1. An interesting experiment in which researchers sold two kinds of treats. Deluxe chocolates for 15 cents and Hershey’s Kisses for 1 cent. 73% of consumers chose the deluxe chocolates, which were priced at about half their wholesale cost. Then they sold deluxe chocolates for 14 cents and Hershey’s kisses for free. Same price differential, but now 69% of folks chose the Kiss.
This illustration shows the power of “free.” Free is not just another price, it’s a radical price — there’s free, and then there’s everything else Anderson says. Free takes away the question of “should I pull out my wallet” and makes a “purchasing” decision much easier.
2. I was intriged by an account by Derek Webb.
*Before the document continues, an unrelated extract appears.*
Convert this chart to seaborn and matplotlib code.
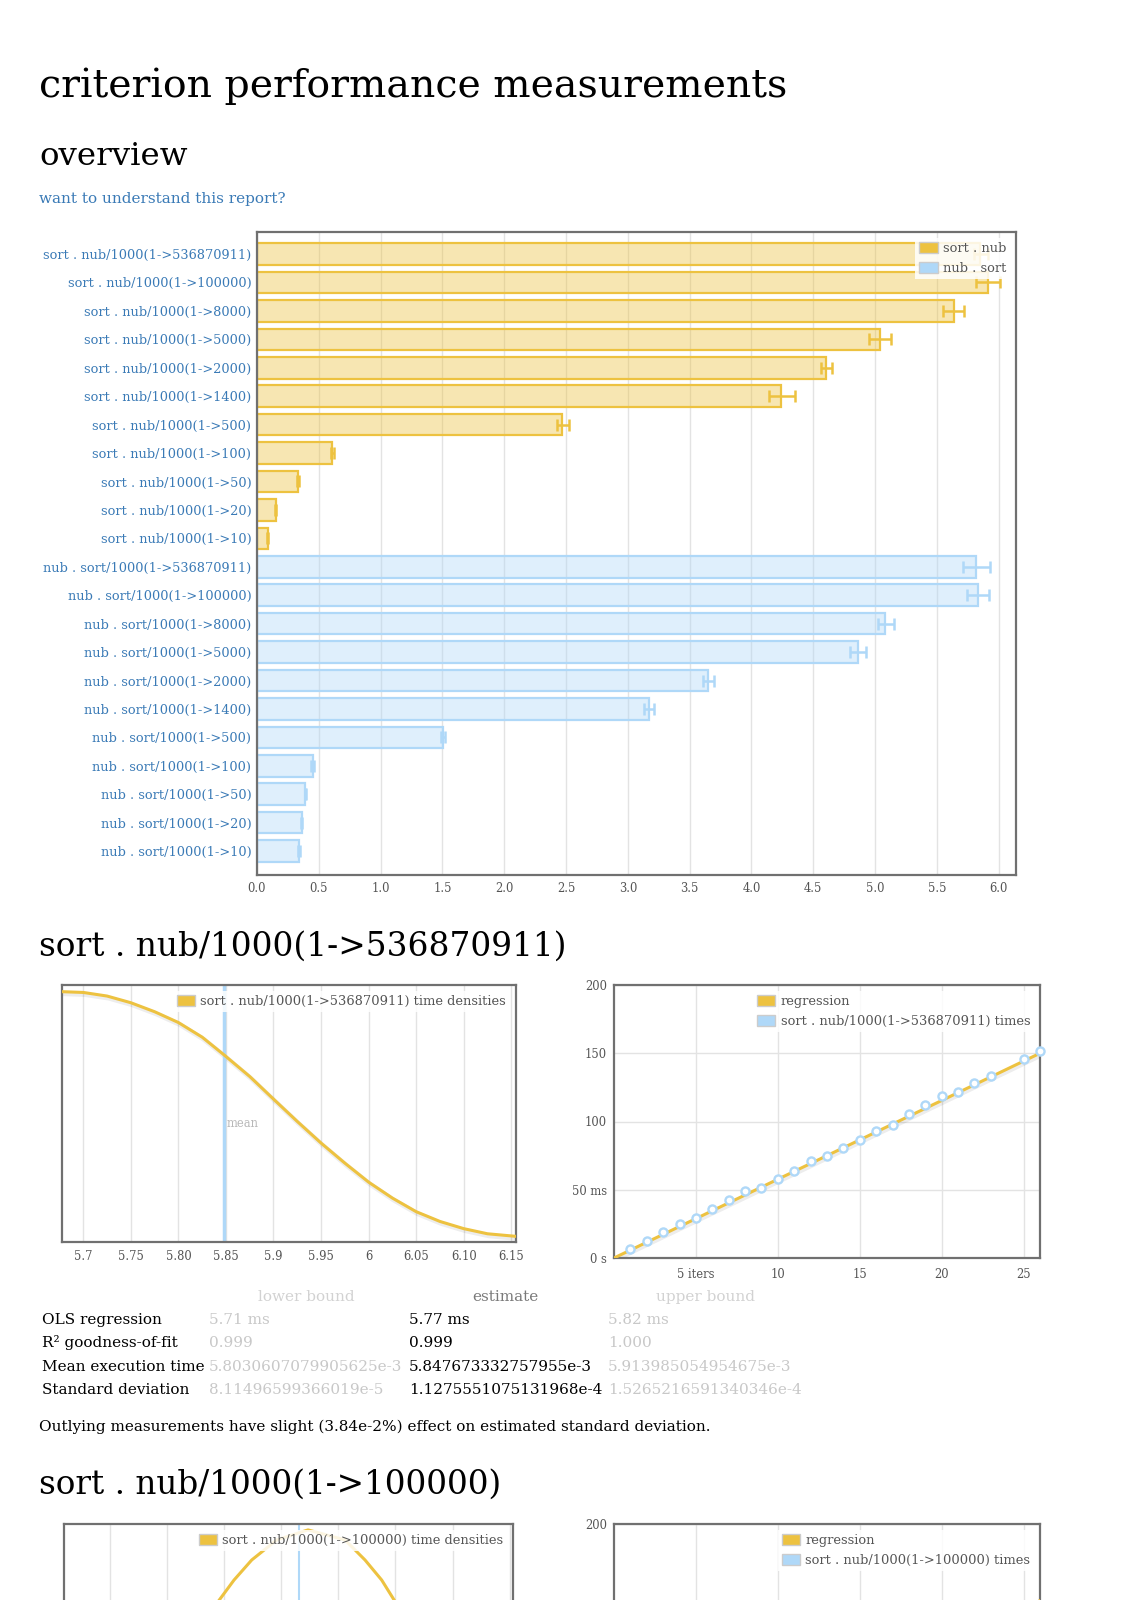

He had a record he likes, but it wasn’t selling. So he started giving away copies, but he would also collect email addresses, zipcodes and asked people to email five friends to let them know about the CD (he did not collect the email addresses). So he gave away 80,000 copies of the album and filtered his list by zipcodes to find out where “fans” were who might be interested in a concert. He sells out shows and sells a lot of merchandise.
To me that seemed like a very clever way to take “free” and make money on it.